By Elizabeth Ector, The Oily Stable Community Coordinator
One of my favorite quotes has always been, “wherever you are, be all there,” spoken by the brave missionary, Jim Elliot. When I think of what “quality” means to me I think of this quote. Whatever I’m doing, I want to do it well. Not just well, I want to put my everything into it. I don’t want to be thinking about what I’m supposed to be doing tomorrow, or where I wish I could be right now- I want to sink my whole self in- into the activity, ride, book, piece of work, or conversation- whatever it is, my entire being is going to be there.
That’s how we can give our best, right? We could mess up- but if we know deep in our hearts that we tried our best, put our all into it, gave whatever we’re doing all our attention- then we know we didn’t actually fail, because we gave it our best shot and now know more to do better next time.
Let me tell you the story of one of the most embarrassing and trying horseback riding lessons I had while I was in college.
I was riding a pony named Rocky. He was adorable, don’t get me wrong, but we all know how ornery ponies can be. Rocky’s bad habit was never wanting to stop. He was like the energizer bunny that you can’t figure out how to turn off!
So, my coach put a trot pole a few strides after a cross-rail and told me that I had to get him to stop before the trot pole. Sounds simple enough, huh?
Rocky and I jumped over that cross-rail more than 15 times, and each time- he just got faster and faster. Feeling defeated, my coach called me over to talk.
“I want you to give me a step-by-step plan of how you are going to get Rocky to stop before the pole. He knows what he’s getting away with.”
“I’m going to canter around the first turn-” I started.
“Where are you going to start to turn? When are you going to transition to trot? I need more detail. If you’re going to accomplish this, you can’t skip ahead. You have one shot, all or nothing- million dollars or zero- one chance to do it right. Be confident, get frustrated, do whatever you have to do,” my coach lectured.
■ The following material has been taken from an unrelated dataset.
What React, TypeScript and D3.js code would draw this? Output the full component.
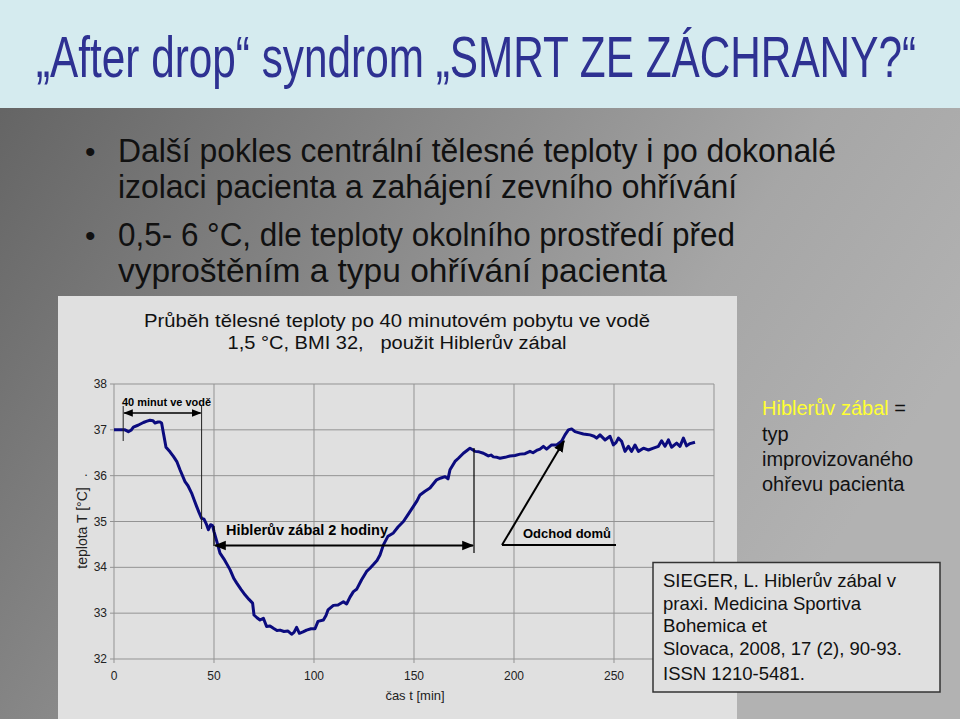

I got serious real quick. I should be able to complete a simple task. Wherever you are, be all there. I gave her detail by detail of my plan and gave the exercise my all, tears included.
You know what? Rocky stopped about 3 steps after the pole, but I didn’t walk away from the lesson still defeated. I learned what it takes to have confidence; what it takes to complete something with excellence and quality.
No matter how small the lesson, exercise or task is, take the time to be all there and to strive for excellence, not perfection. Even if it takes you 17 times to achieve the outcome you’re looking for, don’t rush through it and just keep trying your best.
If you cannot get a horse to stop well and correctly in a small exercise, there's no way you're going to be able to enter a show ring and feel satisfied with your performance, let alone have a well-behaved and accurate athlete underneath you.